Me agrada verlas así, raras, no sabidas,
allí donde nadie espera sino palomas.
Renacidas ante mí,
también el cielo donde vuelan
se transforma y yo,
que tan a mano me veía,
igualmente me transformo
y el día, que tan a mano se mostraba,
se abre de repente, se encrespa, se dilata
y alberga señales de prodigio
como si una ley redentora impusiera
a lo gris, un rumbo luminoso
y prestancia a lo marchito
y voz a lo callado,
y de par en par se abrieran
las puertas que no abrí
y aun mi vida,
a la luz de estas aves fabulosas,
fuera otra, cercana y nuevamente mía.




CLARIDAD

Mientras subo en ascensor cierro los ojos.
¿Yo soy este hombre?
¿Esto hice de mí?

Encerrado en esta caja
de metal y de madera,
ya no me amparan
ni los pasos presurosos
ni el laborioso vértigo del día.
Un hombre sin rumbo
marcha hacia lo alto;
carga portafolio,
mi nombre lo atormenta.
El espejo no refleja: lo denuncia;
atrás quedan los pisos,
abrazos que no di,
puertas perdidas
y cada vez más cerca
las palabras que golpean,
la miseria que sembré,
lo que sé y ya nada aparta
mientras sube el ascensor,
disipa la penumbra
y los ojos con que no miro
todo lo pueden ver




EN EL BAÑO

Cierro el agua de la ducha y pliego la cortina.
Envuelto en el toallón,
dejo correr las gotas por mi cara
mientras miro sin ver la pared resplandeciente
y el vapor que deambula en la luz vaga.

Por la ventana entreabierta,
el estruendo de la calle
sentencia que hoy es lunes.
Me secaré, me peinaré,
dictaré las siete clases
impuestas por el día
y en un momento dado
mi fatiga me dirá
(y el vino lento)
que el día se habrá ido sin brindarme su secreto
(si lo tuvo)
sin que yo lo haya vivido como único que fue
ese uno
ese único
el tan solo
un veinticinco que ya no
algo inhallable.

4 comentarios:

Paula Seufferheld dijo...

Excelente ensayo, a pesar del castigo gratuito a don Leopoldo Marechal, ¿por qué? Bueno, si leer cinco veces el Adán es estar técnicamente loca, moriré contenta en mi insanía.
Coincido con vos: una prosa con muchos adornos es soporífera, más si puede estar cargada de referencias burguesas o intelectuales en demasía (y más que a Marechal yo castigaría a Lezama Lima, vamos a ver si alguno pasa de la pág. 5 de Paradiso). Es un camión de doble acoplado.
Sobre la poesía de don Santiago, me emocionó En el baño, un poema de mucha crudeza y hondura, la misma que tiene Pessoa, quizás el poeta que más admira Kovadloff y a quien ha traducido con tanta dedicación.

Anónimo dijo...

clap, clap,clap! levantavidrios,stereo, llantas, todo.Digo: poemas de lujo!!!.


Gracias por compartirlos,


saludos

Hernán Schillagi dijo...
Este comentario ha sido eliminado por el autor.
Hernán Schillagi dijo...

Sergio: con los poemas de "Ruinas de lo diáfano" me pasó lo siguiente: en una primera lectura me parecieron sosos, a veces pretenciosos y con una musicalidad demasiado seca (desapasionada, diría).

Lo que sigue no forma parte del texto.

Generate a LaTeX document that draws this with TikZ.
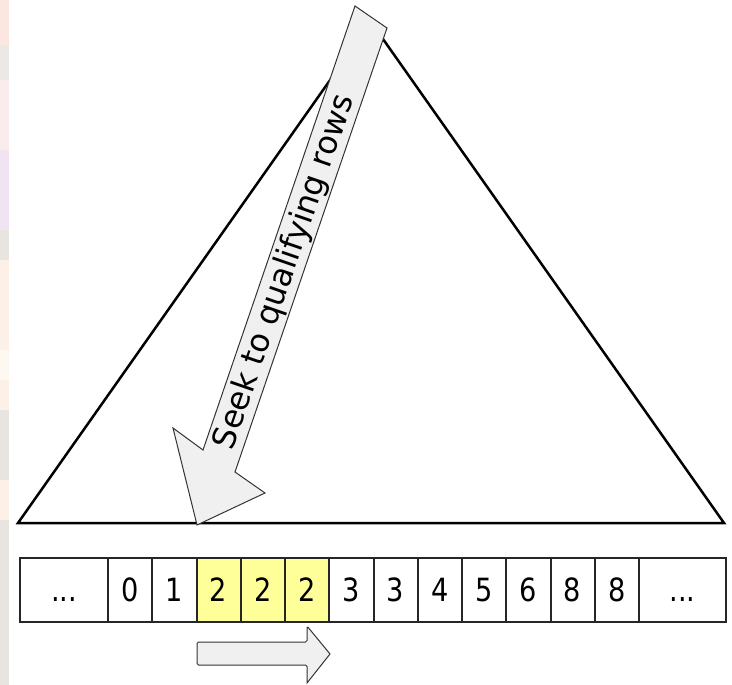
\documentclass[tikz,border=0pt]{standalone}
\usepackage{fontspec}
\setmainfont{DejaVu Sans}
\definecolor{cellyellow}{HTML}{FFFF99}
\definecolor{arrowgray}{HTML}{F0F0F0}
\begin{document}
\begin{tikzpicture}[x=1pt,y=-1pt,
  cellbox/.style={draw=black!85, line width=2pt, minimum height=64pt, inner sep=0pt, outer sep=0pt,
    text height=23pt, text depth=0pt, font=\fontsize{32pt}{38pt}\selectfont},
  digit/.style={cellbox, minimum width=44.25pt},
  dotcell/.style={cellbox, minimum width=87.5pt},
  hilite/.style={fill=cellyellow},
  blockarrow/.style={fill=arrowgray, draw=black!80, line width=1pt, line join=miter},
  tri/.style={draw=black, line width=2.5pt, line join=miter}]
\useasboundingbox (0,0) rectangle (732,685);
% faint background strip at left edge
\fill[HTML/.cd] (0,0) rectangle (0,0);
\fill[color={rgb,255:red,251;green,230;blue,224}] (0,0) rectangle (9,45);
\fill[color={rgb,255:red,236;green,232;blue,230}] (0,45) rectangle (9,80);
\fill[color={rgb,255:red,250;green,236;blue,236}] (0,80) rectangle (9,150);
\fill[color={rgb,255:red,240;green,228;blue,242}] (0,150) rectangle (9,230);
\fill[color={rgb,255:red,232;green,228;blue,224}] (0,230) rectangle (9,260);
\fill[color={rgb,255:red,253;green,240;blue,230}] (0,260) rectangle (9,350);
\fill[color={rgb,255:red,253;green,248;blue,242}] (0,350) rectangle (9,380);
\fill[color={rgb,255:red,253;green,240;blue,230}] (0,380) rectangle (9,410);
\fill[color={rgb,255:red,232;green,228;blue,224}] (0,410) rectangle (9,480);
\fill[color={rgb,255:red,253;green,240;blue,230}] (0,480) rectangle (9,520);
\fill[color={rgb,255:red,232;green,228;blue,224}] (0,520) rectangle (9,685);
% triangle
\coordinate (tl) at (18,523);
\coordinate (ta) at (371,22);
\coordinate (tr) at (724,523);
\draw[tri] (tl) -- (ta) -- (tr) -- cycle;
% big seek arrow
\draw[blockarrow] (355,6) -- (387,28) -- (235,472) -- (265,493) -- (197,525) -- (173,428) -- (203,450) -- cycle;
\node[rotate=71, font=\fontsize{32pt}{38pt}\selectfont, inner sep=0pt] (seek) at (285,272) {Seek to qualifying rows};
% cells
\node[dotcell] (c0) at (64,590) {\scalebox{0.85}[1]{...}};
\foreach \v [count=\i from 0] in {0,1,2,2,2,3,3,4,5,6,8,8}{
  \pgfmathsetmacro{\cx}{108+44.25*\i+22.125}
  \ifnum\i>1 \ifnum\i<5
    \node[digit, hilite] (d\i) at (\cx,590) {\scalebox{0.85}[1]{\v}};
  \else
    \node[digit] (d\i) at (\cx,590) {\scalebox{0.85}[1]{\v}};
  \fi\else
    \node[digit] (d\i) at (\cx,590) {\scalebox{0.85}[1]{\v}};
  \fi
}
\node[dotcell] (c13) at (682.5,590) {\scalebox{0.85}[1]{...}};
% scan arrow
\draw[blockarrow, rounded corners=1.5pt] (197,642) -- (307,642) -- (307,626) [sharp corners] -- (330,654) -- (307,683) [rounded corners=1.5pt] -- (307,665) -- (197,665) -- cycle;
\end{tikzpicture}
\end{document}
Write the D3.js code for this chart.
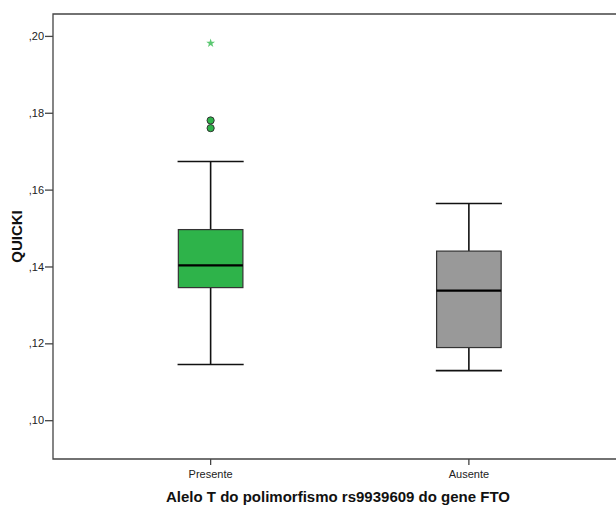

Pensaba: ¿cómo es posible que el gran ensayista, el autor del magnífico "Sentido y riesgo de la vida cotidiana", el traductor sensible de Pessoa haga "agua" justamente en la lírica?

Esto hizo que volviera a su libro (al mismo tiempo estaba leyendo el aburrido, pero lúcido "Biografía de la lluvia". Cualquiera que quiera escribir ensayos tiene mucho que aprender de S.K.) y como los buenos vinos (¡comparación burguesa si las hay!), el poemario se me mostró de otro modo, con nuevos sabores: me estaba hablando el hierro de la experiencia y la corrosiva música del que elige oír sin callar. Y la verdad es que, con todo, me encantaron los poemas de don Santiago.

Muy buena su reseña crítica, Sergio. Los argumentos demuestran una lectura febril y atenta al mismo tiempo. Su juego para retorcer la sintaxis y así simular ser un "Pequeño Kovadloff ilustrado" justifican el tiempo que se tomó para escribirla y para dar tan buen resultado.